Africa’s entire Greater Nile Basin – from the Equator to the shores of the Mediterranean – is fast becoming a crisis zone of global significance and ramifications. Ultimately, the faceoff between Egypt’s ultimatums and Ethiopia’s defiance will have to be decided – be it by agreement or by force. Till such time, tension in the entire region, including South Sudan, will keep escalating even if Egypt and Sudan do not go to war with Ethiopia. Grand strategic dynamics are already unfolding even in the absence of hostilities.

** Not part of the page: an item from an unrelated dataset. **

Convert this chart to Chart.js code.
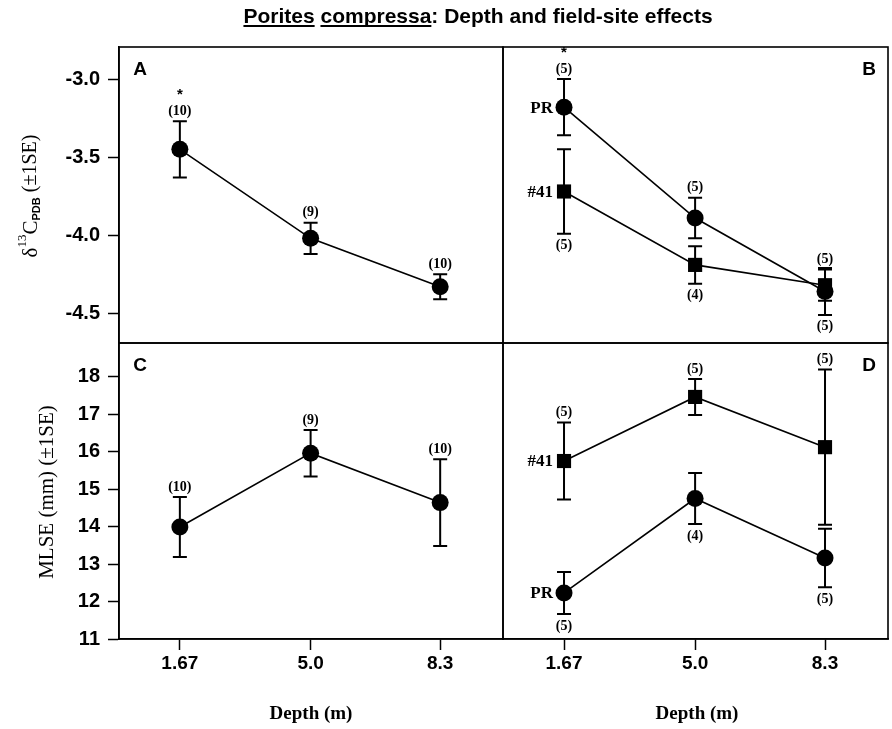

The crux of the matter for Cairo and Khartoum is NOT how much Nile waters will be lost to Ethiopia at a distant future if the construction of the dam is completed. Put in stark terms – Cairo and Khartoum cannot accept or tolerate that the African non-Moslem states will have a say on the Nile waters originating in, and running through, their own territories before reaching Sudan and Egypt. Both Cairo and Khartoum are adamant on exploiting the current crisis in order to ensure that their dominance over the entire Greater Nile Basin is accepted and unchallenged from hereon. Addis Ababa, in contrast, is adamant on capitalizing on the dam crisis in order to make the Entebe Agreement, by which the Nile Sources’ Basin states, including South Sudan, are masters of the Nile waters flowing through their lands, a viable and unchallengeable international posture. Thus, a major international crisis will ensue before these profound dichotomy and contradiction are resolved.